C’est un record inquiétant pour la sécurité alimentaire de certaines régions de la planète : l’indice des prix des produits alimentaires mondiaux de la FAO a atteint en mars son plus haut niveau depuis sa création en 1990, avec une progression de près de 13 % en un mois. Cette hausse s’explique principalement par la flambée du prix des céréales (+ 17 %) et des huiles végétales (+ 23 %) due à la réduction des disponibilités à l’exportation liée à la guerre en Ukraine. Kiev et Moscou sont en effet de gros exportateurs sur le marché mondial de ces denrées. Et cette flambée ne devrait pas s’arrêter, sauf fin rapide du conflit, peu probable à ce stade. En Ukraine, les semis sont perturbés et les prévisions de production future largement revues à la baisse, tandis que les exportations sont paralysées.
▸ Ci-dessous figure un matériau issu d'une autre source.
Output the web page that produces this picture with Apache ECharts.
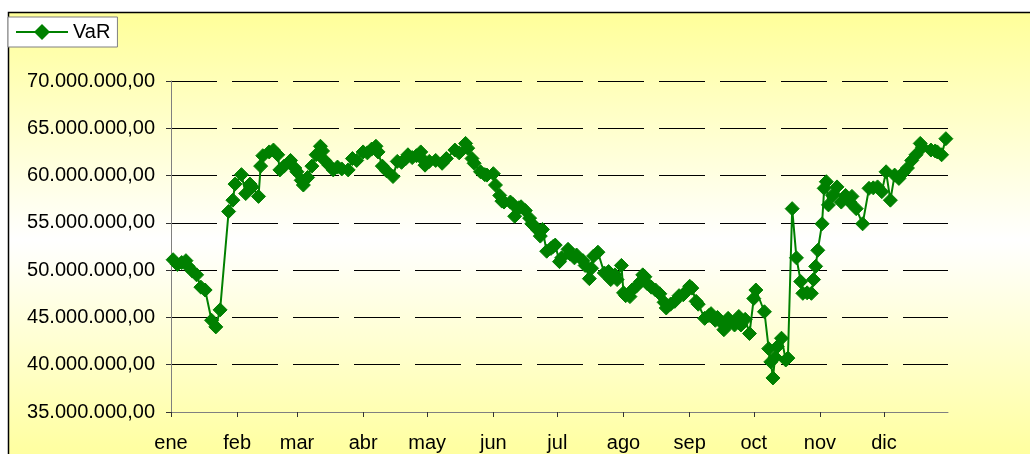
<!DOCTYPE html>
<html>
<head>
<meta charset="utf-8">
<script src="https://cdn.jsdelivr.net/npm/echarts@6/dist/echarts.min.js"></script>
<style>
  html, body { margin: 0; padding: 0; background: #ffffff; }
  #chart { width: 1030px; height: 454px; }
</style>
</head>
<body>
<div id="chart"></div>
<script>
// Day of year (0 = 1 January) of each observation
const dayOfYear = [
  1, 3, 5, 7, 8, 10, 12, 14, 16, 19, 21, 23, 27, 29, 30, 33, 35, 37, 38, 41,
  42, 43, 46, 48, 50, 51, 53, 56, 58, 59, 61, 62, 64, 66, 68, 70, 71, 72, 74, 76,
  78, 80, 83, 85, 87, 90, 92, 94, 96, 97, 99, 101, 104, 106, 108, 110, 111, 113, 115, 117,
  118, 119, 121, 124, 127, 129, 133, 135, 138, 139, 141, 142, 145, 147, 148, 151, 152, 154, 155, 156,
  159, 160, 161, 163, 164, 166, 168, 169, 171, 172, 173, 174, 176, 178, 179, 180, 182, 183, 186, 187,
  189, 190, 193, 194, 196, 197, 198, 200, 203, 205, 206, 208, 209, 211, 212, 213, 215, 216, 218, 220,
  221, 222, 223, 225, 227, 229, 231, 232, 234, 236, 238, 240, 242, 243, 244, 246, 247, 250, 252, 253,
  255, 256, 258, 259, 261, 262, 264, 266, 267, 269, 271, 273, 274, 278, 280, 281, 282, 283, 284, 286,
  288, 289, 291, 293, 295, 296, 298, 300, 301, 302, 303, 305, 306, 307, 308, 310, 312, 314, 316, 318,
  319, 321, 324, 327, 329, 331, 333, 335, 337, 339, 341, 343, 345, 347, 349, 351, 352, 356, 358, 359,
  361, 363
];
// VaR values, in millions
const varMillions = [
  51.1, 50.6, 50.8, 51.0, 50.4, 49.9, 49.5, 48.2, 47.9, 44.7, 44.0, 45.8, 56.2, 57.4, 59.1, 60.1, 58.1, 59.1, 58.8, 57.8,
  61.0, 62.1, 62.5, 62.7, 62.2, 60.6, 61.0, 61.6, 60.8, 60.4, 59.5, 59.0, 59.8, 61.0, 62.2, 63.1, 62.6, 61.6, 61.1, 60.6,
  60.9, 60.7, 60.6, 61.8, 61.6, 62.5, 62.4, 62.8, 63.1, 62.5, 61.0, 60.5, 59.9, 61.5, 61.4, 61.8, 62.2, 61.9, 62.1, 62.5,
  61.7, 61.1, 61.5, 61.6, 61.3, 61.8, 62.7, 62.4, 63.4, 62.9, 61.8, 61.3, 60.4, 60.1, 60.05, 60.2, 59.0, 57.9, 57.3, 57.2,
  57.2, 57.0, 55.7, 56.6, 56.7, 56.3, 55.5, 54.9, 54.5, 54.2, 53.6, 54.3, 52.0, 52.3, 52.5, 52.65, 50.9, 51.3, 52.2, 51.7,
  51.3, 51.6, 51.0, 50.5, 49.1, 50.2, 51.5, 51.9, 49.7, 49.85, 49.0, 49.5, 49.0, 50.5, 47.6, 47.3, 47.2, 47.9, 48.3, 48.8,
  49.5, 49.3, 48.6, 48.2, 47.9, 47.5, 46.6, 46.0, 46.4, 46.7, 47.3, 47.4, 47.9, 48.3, 48.1, 46.7, 46.4, 44.9, 45.2, 45.4,
  44.7, 45.0, 44.4, 43.7, 44.9, 44.5, 44.2, 45.1, 44.2, 44.8, 43.3, 47.0, 47.9, 45.6, 41.7, 40.3, 38.6, 40.8, 41.9, 42.8,
  40.5, 40.7, 56.5, 51.3, 48.8, 47.55, 47.6, 47.55, 49.0, 50.4, 52.1, 54.9, 58.65, 59.35, 56.9, 57.9, 58.8, 57.2, 57.9, 57.2,
  57.8, 56.5, 54.9, 58.65, 58.7, 58.8, 58.3, 60.4, 57.4, 60.05, 59.7, 60.3, 60.8, 61.6, 62.2, 63.4, 63.0, 62.7, 62.6, 62.5,
  62.2, 63.9
];
const monthLabels = ['ene', 'feb', 'mar', 'abr', 'may', 'jun', 'jul', 'ago', 'sep', 'oct', 'nov', 'dic'];
const monthStartDay = [0, 31, 59, 90, 120, 151, 181, 212, 243, 273, 304, 334];
const yTicks = [35000000, 40000000, 45000000, 50000000, 55000000, 60000000, 65000000, 70000000];
const seriesName = 'VaR';
const lastDay = 364;

const points = dayOfYear.map((d, i) => [d, varMillions[i] * 1e6]);

function fmtNum(v) {
  const s = Math.round(v).toString().replace(/\B(?=(\d{3})+(?!\d))/g, '.');
  return s + ',00';
}

const FONT = '"Liberation Sans", Arial, sans-serif';
const chart = echarts.init(document.getElementById('chart'), null, { renderer: 'canvas' });
chart.setOption({
  animation: false,
  backgroundColor: 'transparent',
  graphic: [{
    type: 'rect',
    z: -10,
    silent: true,
    shape: { x: 8.5, y: 12.5, width: 1200, height: 600 },
    style: {
      fill: new echarts.graphic.LinearGradient(0, 0, 0, 1, [
        { offset: 0, color: '#FFFF99' },
        { offset: 0.38, color: '#FFFFFF' },
        { offset: 0.76, color: '#FFFF99' },
        { offset: 1, color: '#FFFF99' }
      ]),
      stroke: '#000000',
      lineWidth: 1.5
    }
  }],
  legend: {
    left: 8,
    top: 17,
    padding: [5, 7, 5, 7],
    backgroundColor: '#ffffff',
    borderColor: '#808080',
    borderWidth: 1,
    borderRadius: 0,
    itemWidth: 52,
    itemHeight: 20,
    itemGap: 5,
    textStyle: { fontFamily: FONT, fontSize: 20, color: '#000' },
    data: [seriesName]
  },
  grid: { left: 171, top: 81, right: 82, bottom: 42, containLabel: false },
  xAxis: {
    type: 'value',
    min: 0,
    max: lastDay,
    axisLine: { show: true, onZero: false, lineStyle: { color: '#808080', width: 1 } },
    axisTick: { show: true, length: 5, inside: false, customValues: monthStartDay, lineStyle: { color: '#333' } },
    axisLabel: {
      customValues: monthStartDay,
      margin: 21,
      fontFamily: FONT,
      fontSize: 20,
      color: '#000',
      formatter: v => monthLabels[monthStartDay.indexOf(v)]
    },
    splitLine: { show: false }
  },
  yAxis: {
    type: 'value',
    min: yTicks[0],
    max: yTicks[yTicks.length - 1],
    interval: 5000000,
    axisLine: { show: true, lineStyle: { color: '#808080', width: 1 } },
    axisTick: { show: true, length: 5, inside: false, lineStyle: { color: '#333' } },
    axisLabel: {
      margin: 16,
      fontFamily: FONT,
      fontSize: 20,
      color: '#000',
      formatter: v => fmtNum(v)
    },
    splitLine: { show: true, lineStyle: { color: '#000', width: 1, type: [46, 15] } }
  },
  series: [{
    name: seriesName,
    type: 'line',
    data: points,
    symbol: 'diamond',
    symbolSize: 14,
    showAllSymbol: true,
    lineStyle: { color: '#008000', width: 2 },
    itemStyle: { color: '#008000', borderColor: '#008000' },
    emphasis: { disabled: true }
  }]
});
</script>
</body>
</html>
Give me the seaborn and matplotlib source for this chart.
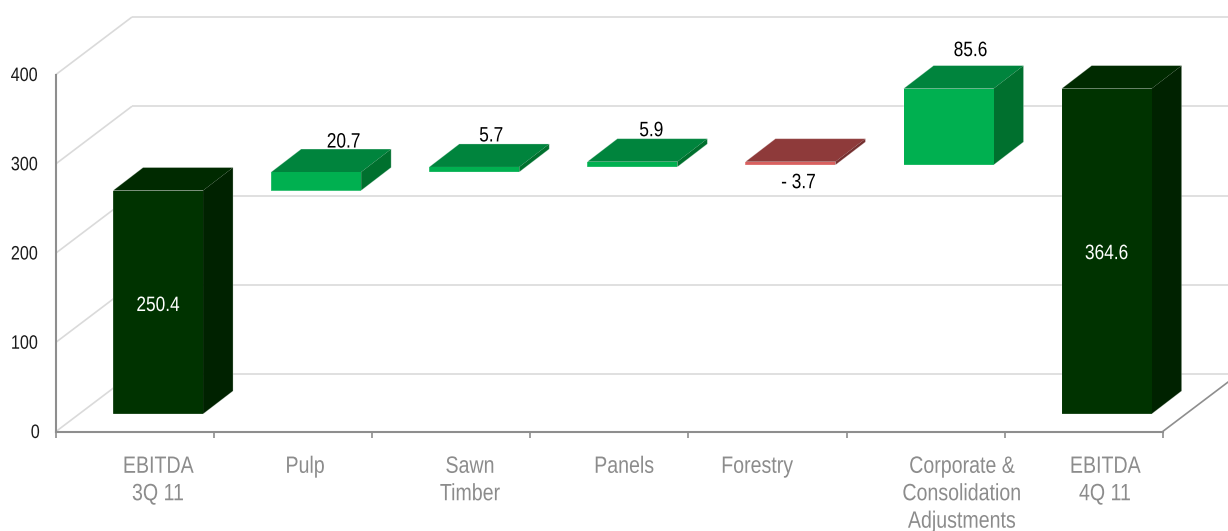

Côté russe, Vladimir Poutine a annoncé « surveiller » les livraisons alimentaires vers les capitales « hostiles » au Kremlin. Et alors que la Russie est un intervenant important sur le marché mondial des engrais et du gaz, le prix des fertilisants explose. Ce qui peut obérer la production agricole de certains pays. Au Pérou, des agriculteurs ont ainsi manifesté contre cette flambée des prix.
Or, de nombreux États, du bassin méditerranéen et d’Afrique notamment, sont dépendants de l’Ukraine et la Russie pour leur approvisionnement en blé (voir le graphique page 14). Mais à 350-400 €/t, celui-ci est inabordable pour beaucoup de pays où le pain est un aliment important. Un niveau de prix bien plus haut que ceux enregistrés à l’époque des émeutes de la faim et du printemps arabe. La Banque mondiale évoque d’ailleurs des troubles possibles en Afrique et au Moyen-Orient. Et elle avertit que pour chaque augmentation d’un point de pourcentage des prix alimentaires, 10 millions de personnes sont plongées dans l’extrême pauvreté. La Banque mondiale, le FMI, le PAM et l’OMC ont d’ailleurs lancé un appel à une action d’urgence pour la sécurité alimentaire.
L’initiative Farm pour la sécurité alimentaire des pays les plus vulnérables, annoncée fin mars par le président français lors du sommet du G7, va dans ce sens avec un pilier commercial pour apaiser les tensions sur les marchés, un pilier solidarité et un pilier production pour renforcer les capacités agricoles des pays concernés. Une initiative que Paris voudrait concrétiser d’ici juin, date de la fin de la présidence française de l’UE. Mais pour que ce programme réussisse, il faudrait y associer certains pays importants du G20, comme l’Inde et la Chine, qui disposent de stocks de céréales importants. Ce qui n’est pas acquis. Pékin détient la moitié des stocks mondiaux de blé, soit un an de sa consommation. Ce qui, au-delà de la nécessité de produire plus, peut faire réfléchir l’UE qui ne dispose en stock que d’un seul mois !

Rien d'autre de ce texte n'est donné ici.